Today I went to the post office to ship the last of my winter clothes and excessive shoe supply to Switzerland. It went much better than my first trip to the post office a few weeks ago, when I went with my friend Lacey. She speaks decent Chinese, but it still took us a good 30-45 minutes to send one box. First, we had to buy a box and then have all of the things we wanted to send inspected by the postal worker. Then fill out a bunch of forms, etc., etc. It was difficult with the language barrier. I was especially annoyed when the dude pictured above walked in with his addressed rice sack, secured shut with a piece of string, and was able to send it. Meanwhile, we had to go through this hullabaloo of unpacking all of our things and putting it in an official post office box that cost 14 yuan. Anyway, we were successful in the end, as we always are, despite the struggle. It is for this reason, however, that I have been dreading going back to ship the last of my things.

I finally got up the courage to go today, though. And it was easy as pie! What?! I know. The secret of this easy and successful trip to the post office was that the only clerk on duty was a man who speaks English. The gods were obviously shining down on me today. I went in there wearing a tank top and shorts because I tend to sweat bullets when I have to try to speak Chinese so I wanted to try to stay as cool as possible. But, alas, it was for nothing. I was in and out of there in 10 minutes flat. It was most definitely the easiest interaction I have ever had in China with both a government agency AND a Chinese person. I feel like that man deserves a huge raise and some baked cookies.
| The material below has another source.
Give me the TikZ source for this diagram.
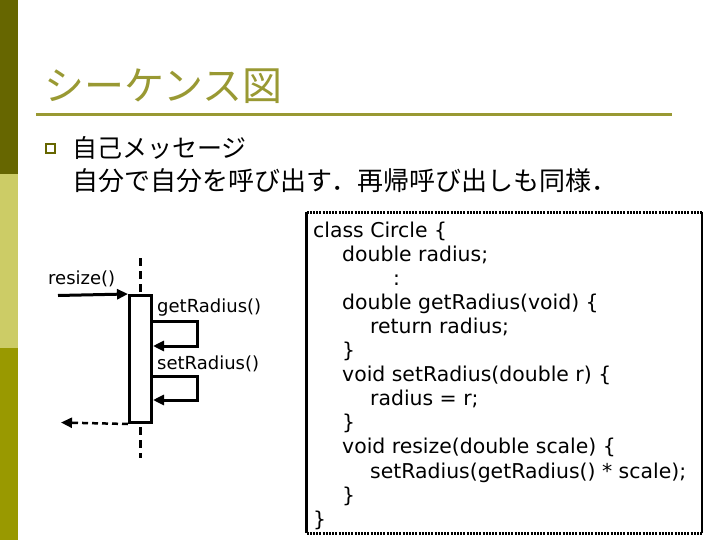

By the way, I know how much everyone hates that Americans (or English speakers, in general) expect the rest of the world to speak English. It is definitely annoying and sad that the rest of the world is losing their culture and language because of American songs and movies taking over the airwaves. I get it. But, dear god, if it doesn’t make my life easier sometimes. Anyone who lives in China, knows how difficult the Chinese language can be to speak and understand (even among the Chinese themselves). I have tried and failed miserably to learn this language. But I understand their annoyance at all of the foreigners who do not know how to communicate in Chinese, especially coming from a likewise proud and ethnocentric country where people talk about foreigners constantly and say things like “Why don’t they just learn to speak English?!” It’s not that easy folks.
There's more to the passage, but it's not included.